Judgment, Supreme Court, New York County (Daniel Conviser, J. at hearing; Wayne M. Ozzi, J. at jury trial and sentencing), rendered September 8, 2010, convicting defendant of criminal possession of a weapon in the second degree, and sentencing him, as a second violent felony offender, to a term of 7 years, unanimously affirmed.

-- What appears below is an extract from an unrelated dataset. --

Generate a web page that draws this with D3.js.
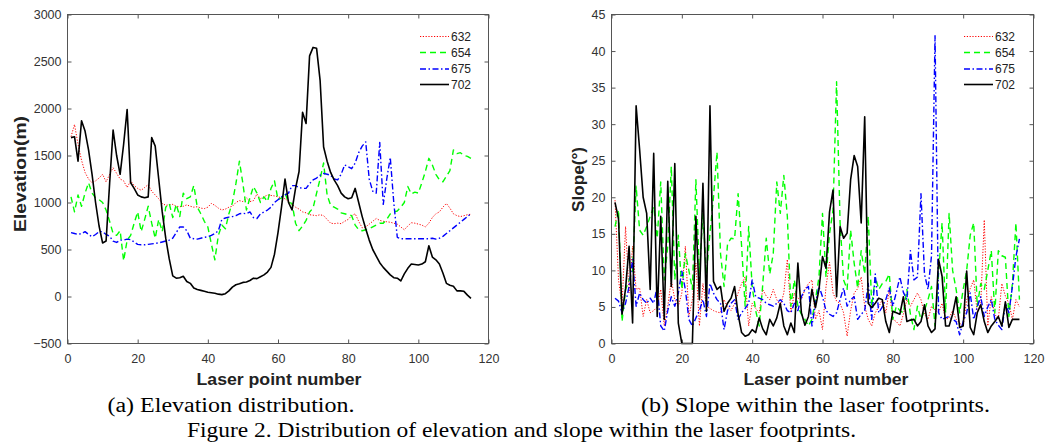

The court properly denied defendant's motion to suppress a revolver recovered from his impounded car. The police conducted a proper inventory search, which was supported by sufficient documentation. The search produced a "meaningful inventory list" (People v Johnson, 1 NY3d 252, 256 [2003]), even though the
searching officer did not record every item he released to defendant's sister (see People v Black, 250 AD2d 494 [1998], lv denied 92 NY2d 922 [1998]), and we do not find there were any deficiencies of any kind that would warrant suppression of the revolver. Regardless of whether the officer suspected that contraband might be present, there was no evidence that the search was conducted as a ruse to discover incriminating evidence (see Johnson, 1 NY3d at 256). Defendant did not preserve his argument that the police improperly impounded his car, and we decline to review it in the interest of justice. As an alternate holding, we reject it on the merits.

The verdict was based on legally sufficient evidence and was not against the weight of the evidence (see People v Danielson, 9 NY3d 342, 348-349 [2007]), particularly when viewed in light of the statutory presumption of possession by all occupants of a vehicle (see Penal Law § 265.15[3]). Moreover, defendant was the owner, driver, and sole occupant, and the evidence, even without the automobile presumption, warrants the inference that he knew
there was a firearm in his car (see People v Reisman, 29 NY2d 278, 285-286 [1971], cert denied 405 US 1041 [1972]). [*2]

Defendant's remaining claims do not warrant reversal.

THIS CONSTITUTES THE DECISION AND ORDER
OF THE SUPREME COURT, APPELLATE DIVISION, FIRST DEPARTMENT.